Stated exercise —
Return every line of the material exactly.

--- Start Provided entries ---

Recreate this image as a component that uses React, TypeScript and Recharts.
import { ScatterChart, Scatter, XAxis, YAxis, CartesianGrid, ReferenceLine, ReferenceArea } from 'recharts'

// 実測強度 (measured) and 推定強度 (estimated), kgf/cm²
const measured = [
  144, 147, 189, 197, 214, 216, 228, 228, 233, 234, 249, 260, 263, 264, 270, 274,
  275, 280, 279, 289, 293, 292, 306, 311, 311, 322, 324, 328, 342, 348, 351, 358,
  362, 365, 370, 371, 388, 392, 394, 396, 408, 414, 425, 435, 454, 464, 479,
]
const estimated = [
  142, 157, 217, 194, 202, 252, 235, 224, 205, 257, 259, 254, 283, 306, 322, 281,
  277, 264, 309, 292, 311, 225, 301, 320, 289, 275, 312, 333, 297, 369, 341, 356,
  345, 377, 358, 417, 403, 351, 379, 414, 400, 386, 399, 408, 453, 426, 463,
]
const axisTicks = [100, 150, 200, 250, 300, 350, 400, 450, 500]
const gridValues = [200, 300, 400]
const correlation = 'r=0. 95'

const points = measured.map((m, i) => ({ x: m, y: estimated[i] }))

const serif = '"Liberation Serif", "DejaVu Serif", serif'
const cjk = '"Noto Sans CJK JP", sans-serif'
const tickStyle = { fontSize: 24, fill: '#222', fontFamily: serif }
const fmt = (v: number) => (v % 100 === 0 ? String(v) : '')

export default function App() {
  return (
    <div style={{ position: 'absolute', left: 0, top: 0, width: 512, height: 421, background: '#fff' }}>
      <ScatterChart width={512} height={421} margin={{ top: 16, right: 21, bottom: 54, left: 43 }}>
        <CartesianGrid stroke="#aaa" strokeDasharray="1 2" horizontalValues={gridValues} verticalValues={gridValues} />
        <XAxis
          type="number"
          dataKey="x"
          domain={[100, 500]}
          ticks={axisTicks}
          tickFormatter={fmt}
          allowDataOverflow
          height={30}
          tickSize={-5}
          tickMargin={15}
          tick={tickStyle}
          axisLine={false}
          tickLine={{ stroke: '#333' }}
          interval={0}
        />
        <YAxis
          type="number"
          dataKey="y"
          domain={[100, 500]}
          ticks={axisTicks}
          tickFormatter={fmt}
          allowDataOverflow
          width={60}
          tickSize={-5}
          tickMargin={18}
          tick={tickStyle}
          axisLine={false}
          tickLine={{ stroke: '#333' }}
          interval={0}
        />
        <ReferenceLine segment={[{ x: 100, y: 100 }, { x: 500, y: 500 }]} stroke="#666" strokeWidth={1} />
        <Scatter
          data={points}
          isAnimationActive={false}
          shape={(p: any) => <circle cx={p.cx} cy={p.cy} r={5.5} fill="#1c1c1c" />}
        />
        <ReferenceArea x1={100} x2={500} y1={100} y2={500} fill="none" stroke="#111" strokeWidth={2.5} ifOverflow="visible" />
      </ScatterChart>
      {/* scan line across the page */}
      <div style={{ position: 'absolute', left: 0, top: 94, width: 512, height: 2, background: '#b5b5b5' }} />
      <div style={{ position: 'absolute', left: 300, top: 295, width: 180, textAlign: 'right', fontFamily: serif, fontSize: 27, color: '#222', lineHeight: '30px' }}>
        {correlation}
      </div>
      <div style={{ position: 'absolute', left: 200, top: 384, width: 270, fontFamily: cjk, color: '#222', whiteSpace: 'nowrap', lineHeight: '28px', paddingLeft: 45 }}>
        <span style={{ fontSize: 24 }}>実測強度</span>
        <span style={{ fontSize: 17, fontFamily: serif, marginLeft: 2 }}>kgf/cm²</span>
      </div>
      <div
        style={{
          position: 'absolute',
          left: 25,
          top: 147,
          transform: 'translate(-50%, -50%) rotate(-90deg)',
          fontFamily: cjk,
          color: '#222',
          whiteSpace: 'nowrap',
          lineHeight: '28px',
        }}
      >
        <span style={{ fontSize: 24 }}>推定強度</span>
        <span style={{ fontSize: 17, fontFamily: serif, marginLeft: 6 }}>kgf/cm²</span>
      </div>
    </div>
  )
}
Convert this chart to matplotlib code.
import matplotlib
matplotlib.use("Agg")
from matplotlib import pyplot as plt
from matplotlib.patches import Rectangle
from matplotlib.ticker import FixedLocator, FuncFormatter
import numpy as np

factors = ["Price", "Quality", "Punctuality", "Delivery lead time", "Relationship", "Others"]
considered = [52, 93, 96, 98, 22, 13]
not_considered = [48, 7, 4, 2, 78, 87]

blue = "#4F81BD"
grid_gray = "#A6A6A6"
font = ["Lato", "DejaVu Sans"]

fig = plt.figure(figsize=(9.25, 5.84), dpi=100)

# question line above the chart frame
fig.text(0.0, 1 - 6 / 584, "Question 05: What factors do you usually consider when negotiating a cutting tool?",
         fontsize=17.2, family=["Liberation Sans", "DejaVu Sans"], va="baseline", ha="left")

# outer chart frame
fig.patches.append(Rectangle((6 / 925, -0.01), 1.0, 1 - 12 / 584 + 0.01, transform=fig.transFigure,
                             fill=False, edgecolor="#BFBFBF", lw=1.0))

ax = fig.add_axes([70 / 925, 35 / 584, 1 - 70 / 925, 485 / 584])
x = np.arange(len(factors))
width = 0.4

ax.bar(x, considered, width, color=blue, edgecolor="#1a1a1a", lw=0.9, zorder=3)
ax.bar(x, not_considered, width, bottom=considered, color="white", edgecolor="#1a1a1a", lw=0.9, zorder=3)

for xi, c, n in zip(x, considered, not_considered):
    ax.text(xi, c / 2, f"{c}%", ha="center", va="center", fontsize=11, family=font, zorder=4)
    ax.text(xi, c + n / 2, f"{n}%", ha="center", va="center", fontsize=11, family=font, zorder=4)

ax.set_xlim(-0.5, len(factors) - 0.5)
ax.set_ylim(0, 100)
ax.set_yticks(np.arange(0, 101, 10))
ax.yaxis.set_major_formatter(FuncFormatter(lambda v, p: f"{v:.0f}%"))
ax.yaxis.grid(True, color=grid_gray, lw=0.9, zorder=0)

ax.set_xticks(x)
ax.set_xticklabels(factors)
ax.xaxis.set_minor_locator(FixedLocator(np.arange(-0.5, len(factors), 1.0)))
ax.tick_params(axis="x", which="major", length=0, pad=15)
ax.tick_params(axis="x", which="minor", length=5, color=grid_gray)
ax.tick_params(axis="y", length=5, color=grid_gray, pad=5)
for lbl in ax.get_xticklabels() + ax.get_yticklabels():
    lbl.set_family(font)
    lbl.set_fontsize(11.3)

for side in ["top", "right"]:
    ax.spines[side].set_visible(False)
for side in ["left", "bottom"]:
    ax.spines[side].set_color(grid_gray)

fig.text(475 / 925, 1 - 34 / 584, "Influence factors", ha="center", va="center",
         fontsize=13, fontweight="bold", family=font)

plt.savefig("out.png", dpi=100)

--- End Provided entries ---

Reply to the task —
Recreate this image as a component that uses React, TypeScript and Recharts.
import { ScatterChart, Scatter, XAxis, YAxis, CartesianGrid, ReferenceLine, ReferenceArea } from 'recharts'

// 実測強度 (measured) and 推定強度 (estimated), kgf/cm²
const measured = [
  144, 147, 189, 197, 214, 216, 228, 228, 233, 234, 249, 260, 263, 264, 270, 274,
  275, 280, 279, 289, 293, 292, 306, 311, 311, 322, 324, 328, 342, 348, 351, 358,
  362, 365, 370, 371, 388, 392, 394, 396, 408, 414, 425, 435, 454, 464, 479,
]
const estimated = [
  142, 157, 217, 194, 202, 252, 235, 224, 205, 257, 259, 254, 283, 306, 322, 281,
  277, 264, 309, 292, 311, 225, 301, 320, 289, 275, 312, 333, 297, 369, 341, 356,
  345, 377, 358, 417, 403, 351, 379, 414, 400, 386, 399, 408, 453, 426, 463,
]
const axisTicks = [100, 150, 200, 250, 300, 350, 400, 450, 500]
const gridValues = [200, 300, 400]
const correlation = 'r=0. 95'

const points = measured.map((m, i) => ({ x: m, y: estimated[i] }))

const serif = '"Liberation Serif", "DejaVu Serif", serif'
const cjk = '"Noto Sans CJK JP", sans-serif'
const tickStyle = { fontSize: 24, fill: '#222', fontFamily: serif }
const fmt = (v: number) => (v % 100 === 0 ? String(v) : '')

export default function App() {
  return (
    <div style={{ position: 'absolute', left: 0, top: 0, width: 512, height: 421, background: '#fff' }}>
      <ScatterChart width={512} height={421} margin={{ top: 16, right: 21, bottom: 54, left: 43 }}>
        <CartesianGrid stroke="#aaa" strokeDasharray="1 2" horizontalValues={gridValues} verticalValues={gridValues} />
        <XAxis
          type="number"
          dataKey="x"
          domain={[100, 500]}
          ticks={axisTicks}
          tickFormatter={fmt}
          allowDataOverflow
          height={30}
          tickSize={-5}
          tickMargin={15}
          tick={tickStyle}
          axisLine={false}
          tickLine={{ stroke: '#333' }}
          interval={0}
        />
        <YAxis
          type="number"
          dataKey="y"
          domain={[100, 500]}
          ticks={axisTicks}
          tickFormatter={fmt}
          allowDataOverflow
          width={60}
          tickSize={-5}
          tickMargin={18}
          tick={tickStyle}
          axisLine={false}
          tickLine={{ stroke: '#333' }}
          interval={0}
        />
        <ReferenceLine segment={[{ x: 100, y: 100 }, { x: 500, y: 500 }]} stroke="#666" strokeWidth={1} />
        <Scatter
          data={points}
          isAnimationActive={false}
          shape={(p: any) => <circle cx={p.cx} cy={p.cy} r={5.5} fill="#1c1c1c" />}
        />
        <ReferenceArea x1={100} x2={500} y1={100} y2={500} fill="none" stroke="#111" strokeWidth={2.5} ifOverflow="visible" />
      </ScatterChart>
      {/* scan line across the page */}
      <div style={{ position: 'absolute', left: 0, top: 94, width: 512, height: 2, background: '#b5b5b5' }} />
      <div style={{ position: 'absolute', left: 300, top: 295, width: 180, textAlign: 'right', fontFamily: serif, fontSize: 27, color: '#222', lineHeight: '30px' }}>
        {correlation}
      </div>
      <div style={{ position: 'absolute', left: 200, top: 384, width: 270, fontFamily: cjk, color: '#222', whiteSpace: 'nowrap', lineHeight: '28px', paddingLeft: 45 }}>
        <span style={{ fontSize: 24 }}>実測強度</span>
        <span style={{ fontSize: 17, fontFamily: serif, marginLeft: 2 }}>kgf/cm²</span>
      </div>
      <div
        style={{
          position: 'absolute',
          left: 25,
          top: 147,
          transform: 'translate(-50%, -50%) rotate(-90deg)',
          fontFamily: cjk,
          color: '#222',
          whiteSpace: 'nowrap',
          lineHeight: '28px',
        }}
      >
        <span style={{ fontSize: 24 }}>推定強度</span>
        <span style={{ fontSize: 17, fontFamily: serif, marginLeft: 6 }}>kgf/cm²</span>
      </div>
    </div>
  )
}
Convert this chart to matplotlib code.
import matplotlib
matplotlib.use("Agg")
from matplotlib import pyplot as plt
from matplotlib.patches import Rectangle
from matplotlib.ticker import FixedLocator, FuncFormatter
import numpy as np

factors = ["Price", "Quality", "Punctuality", "Delivery lead time", "Relationship", "Others"]
considered = [52, 93, 96, 98, 22, 13]
not_considered = [48, 7, 4, 2, 78, 87]

blue = "#4F81BD"
grid_gray = "#A6A6A6"
font = ["Lato", "DejaVu Sans"]

fig = plt.figure(figsize=(9.25, 5.84), dpi=100)

# question line above the chart frame
fig.text(0.0, 1 - 6 / 584, "Question 05: What factors do you usually consider when negotiating a cutting tool?",
         fontsize=17.2, family=["Liberation Sans", "DejaVu Sans"], va="baseline", ha="left")

# outer chart frame
fig.patches.append(Rectangle((6 / 925, -0.01), 1.0, 1 - 12 / 584 + 0.01, transform=fig.transFigure,
                             fill=False, edgecolor="#BFBFBF", lw=1.0))

ax = fig.add_axes([70 / 925, 35 / 584, 1 - 70 / 925, 485 / 584])
x = np.arange(len(factors))
width = 0.4

ax.bar(x, considered, width, color=blue, edgecolor="#1a1a1a", lw=0.9, zorder=3)
ax.bar(x, not_considered, width, bottom=considered, color="white", edgecolor="#1a1a1a", lw=0.9, zorder=3)

for xi, c, n in zip(x, considered, not_considered):
    ax.text(xi, c / 2, f"{c}%", ha="center", va="center", fontsize=11, family=font, zorder=4)
    ax.text(xi, c + n / 2, f"{n}%", ha="center", va="center", fontsize=11, family=font, zorder=4)

ax.set_xlim(-0.5, len(factors) - 0.5)
ax.set_ylim(0, 100)
ax.set_yticks(np.arange(0, 101, 10))
ax.yaxis.set_major_formatter(FuncFormatter(lambda v, p: f"{v:.0f}%"))
ax.yaxis.grid(True, color=grid_gray, lw=0.9, zorder=0)

ax.set_xticks(x)
ax.set_xticklabels(factors)
ax.xaxis.set_minor_locator(FixedLocator(np.arange(-0.5, len(factors), 1.0)))
ax.tick_params(axis="x", which="major", length=0, pad=15)
ax.tick_params(axis="x", which="minor", length=5, color=grid_gray)
ax.tick_params(axis="y", length=5, color=grid_gray, pad=5)
for lbl in ax.get_xticklabels() + ax.get_yticklabels():
    lbl.set_family(font)
    lbl.set_fontsize(11.3)

for side in ["top", "right"]:
    ax.spines[side].set_visible(False)
for side in ["left", "bottom"]:
    ax.spines[side].set_color(grid_gray)

fig.text(475 / 925, 1 - 34 / 584, "Influence factors", ha="center", va="center",
         fontsize=13, fontweight="bold", family=font)

plt.savefig("out.png", dpi=100)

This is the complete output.